Congratulations! You’ve decided to create a learning computer vision model for your program. How exciting! But now you have to make some decisions. How are you going to break down all the raw material into easily searched and properly organized content? Where do you even begin?
Before visual recognition can begin, you’re going to need to select the concepts that will make up your taxonomy. Concepts are the labels applied to images that will help categorize them, so your clients and audiences can easily search for them. They help to filter out any unwanted imagery. But when you’re faced with literally everything on the Internet, it may be hard to determine where to start.
Don’t worry. It’s not that hard when you remember a few basic ideas:
1) Consider Your Client — And Their Audience
The first thing you’ll need to assess when deciding which concepts to include in your model is who will be using the program and why. The audience demographic, as well as their intent on the site, will form the foundation of your concept library and help you come up with the core concepts. Considering the demographic of your client audience (say, if it’s going to be used by children) will also help you determine if you need to be able to weed out certain types of imagery.
For example, let’s say your program is going to help people find images based on color. If color is your foundational idea, then you can start creating concepts for red, yellow, green, blue, and more. If you’re running a site for birdwatchers, you’ll probably want to start with types of birds.
2) Consider How Specific You Need To Be
Think about how detailed you need your list of concepts to be, and how delicately you need to break down your information. Is it going to be enough to label images as simply “red,” or do you need to go deeper? Do you need to divide “red” into “maroon” or “scarlet” or “fuchsia”? Can you get away with just using the concept “finch,” or do you need to get into the different types of finches?
Sometimes it can be tempting to break things down as far as they’ll go to be as precise as possible. Keep in mind, though, that the more concepts the model has, the harder it will be to train, and the more time it will take to get the AI to catch on to what you mean. Keeping a balance of precision and simplicity is important.
3) An “All” Or “None” Concept Can Help A Lot
In your batches of images, your program will likely come across images that have nothing to do with what you’re looking for. If you’re looking for images in color, what can you do with a black-and-white image? If you’re sorting images of birds, what do you do with an image of a bear?
Well, that’s where a concept like “None Of These” can come in handy. It creates a catch-all for images that don’t fit into any of the concepts you’re looking to work with, and makes it easy to exclude irrelevant material.
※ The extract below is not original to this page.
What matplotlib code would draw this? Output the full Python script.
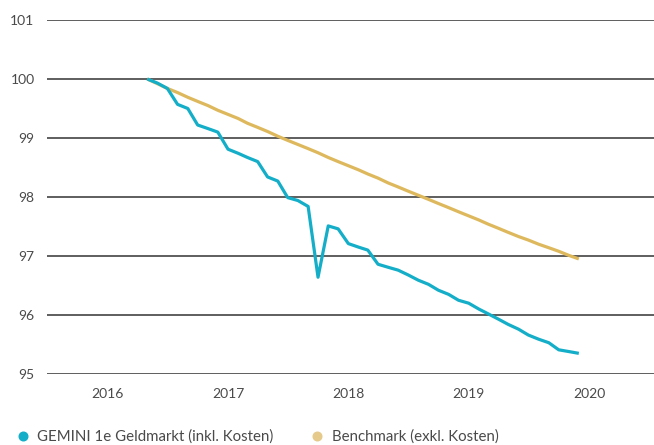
import matplotlib
matplotlib.use("Agg")
import matplotlib.pyplot as plt
from matplotlib.lines import Line2D
import pandas as pd

months = pd.date_range("2016-05-01", "2019-12-01", freq="MS")

gemini = [100.00, 99.93, 99.84, 99.57, 99.50, 99.22, 99.16, 99.10, 98.81, 98.74,
          98.67, 98.60, 98.34, 98.27, 97.99, 97.94, 97.84, 96.64, 97.51, 97.46,
          97.21, 97.15, 97.10, 96.86, 96.81, 96.76, 96.68, 96.59, 96.52, 96.42,
          96.35, 96.25, 96.20, 96.10, 96.02, 95.93, 95.84, 95.76, 95.66, 95.59,
          95.53, 95.41, 95.38, 95.35]

benchmark = [100.00, 99.92, 99.84, 99.77, 99.69, 99.62, 99.55, 99.47, 99.40, 99.33,
             99.25, 99.18, 99.11, 99.03, 98.96, 98.89, 98.82, 98.75, 98.67, 98.60,
             98.53, 98.46, 98.39, 98.32, 98.24, 98.17, 98.10, 98.03, 97.96, 97.89,
             97.82, 97.75, 97.68, 97.61, 97.54, 97.47, 97.40, 97.33, 97.27, 97.20,
             97.14, 97.08, 97.01, 96.95]

series_labels = ["GEMINI 1e Geldmarkt (inkl. Kosten)", "Benchmark (exkl. Kosten)"]
year_ticks = ["2016", "2017", "2018", "2019", "2020"]
y_ticks = [95, 96, 97, 98, 99, 100, 101]

teal = "#14AEC8"
gold = "#DEB85C"
gold_legend = "#E5CA8C"
text_col = "#4a4a4a"

plt.rcParams["font.family"] = ["Lato", "DejaVu Sans"]

W, H = 654, 445
fig = plt.figure(figsize=(W/100, H/100), dpi=100)
ax = fig.add_axes([47/W, 1-374/H, 1-47/W, (374-20)/H])

ax.plot(months, benchmark, color=gold, lw=2.3, solid_capstyle="butt", zorder=3)
ax.plot(months, gemini, color=teal, lw=2.3, solid_capstyle="butt", zorder=4)

ax.set_ylim(95, 101)
ax.set_yticks(y_ticks)
ax.set_yticklabels([str(v) for v in y_ticks])
xt = [pd.Timestamp(f"{y}-01-01") for y in year_ticks]
ax.set_xticks(xt)
ax.set_xticklabels(year_ticks)
ax.set_xlim(pd.Timestamp("2015-07-02"), pd.Timestamp("2020-07-16"))

ax.grid(axis="y", color="#333333", lw=1.1, zorder=1)
ax.grid(axis="x", visible=False)
for s in ax.spines.values():
    s.set_visible(False)
ax.tick_params(axis="both", length=0, labelsize=10, colors=text_col)
ax.tick_params(axis="y", pad=9)
ax.tick_params(axis="x", pad=10)
ax.set_axisbelow(True)

fs = 10.8
fpx = fs * 100 / 72
for lbl, col, cx in [(series_labels[0], teal, 22.7), (series_labels[1], gold_legend, 317)]:
    h = Line2D([], [], ls="none", marker="o", ms=6.2, color=col, mec=col)
    hl = 0.6
    x0 = cx - hl * fpx / 2
    leg = fig.legend([h], [lbl], loc="center left", bbox_to_anchor=(x0/W, 1-437/H),
                     frameon=False, fontsize=fs, handlelength=hl,
                     handletextpad=(37.3 - 22.7 - hl*fpx/2)/fpx,
                     labelcolor=text_col, borderaxespad=0, borderpad=0)

fig.savefig("out.png", dpi=100)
Images can also have more than one label: for example, an image with blue and green can be labeled as both “blue” and “green,” but if an image includes all your colors, it might start getting too complicated and confusing to add all your concepts. In this case, you might want to consider a concept like “multicolor” for images with many colors.
4) You Might Need A Concept For Inappropriate Imagery
It’s not nice to think about, but this is the Internet, and not everything you’ll find out there is appropriate to your needs (or sometimes, to anyone’s!). To avoid a potentially unpleasant encounter for your clients and audiences, consider creating a concept that can help filter out undesirable images and help your program learn what to immediately avoid in the future.
You can use a “none” filter for this purpose, too, but depending on your program, you may want to separate them further. If your client wants to have the option of seeing “none” concept images but still doesn’t want to see sensitive ones, a separation here might be useful. Using our color example, an innocuous but grayscale image could go into your “none” concept, while an inappropriate or troubling image could be placed in a concept with a label like “NSFW.”
Keep in mind that because visual learning is doing just that — learning — it may require you to keep a human eye on it to better finesse the filtering process.
While it may seem time-consuming, developing the right taxonomy for your model is critical for its success. When you do, you’ll get to reap the benefits of visual recognition and build better, smarter products for your customers.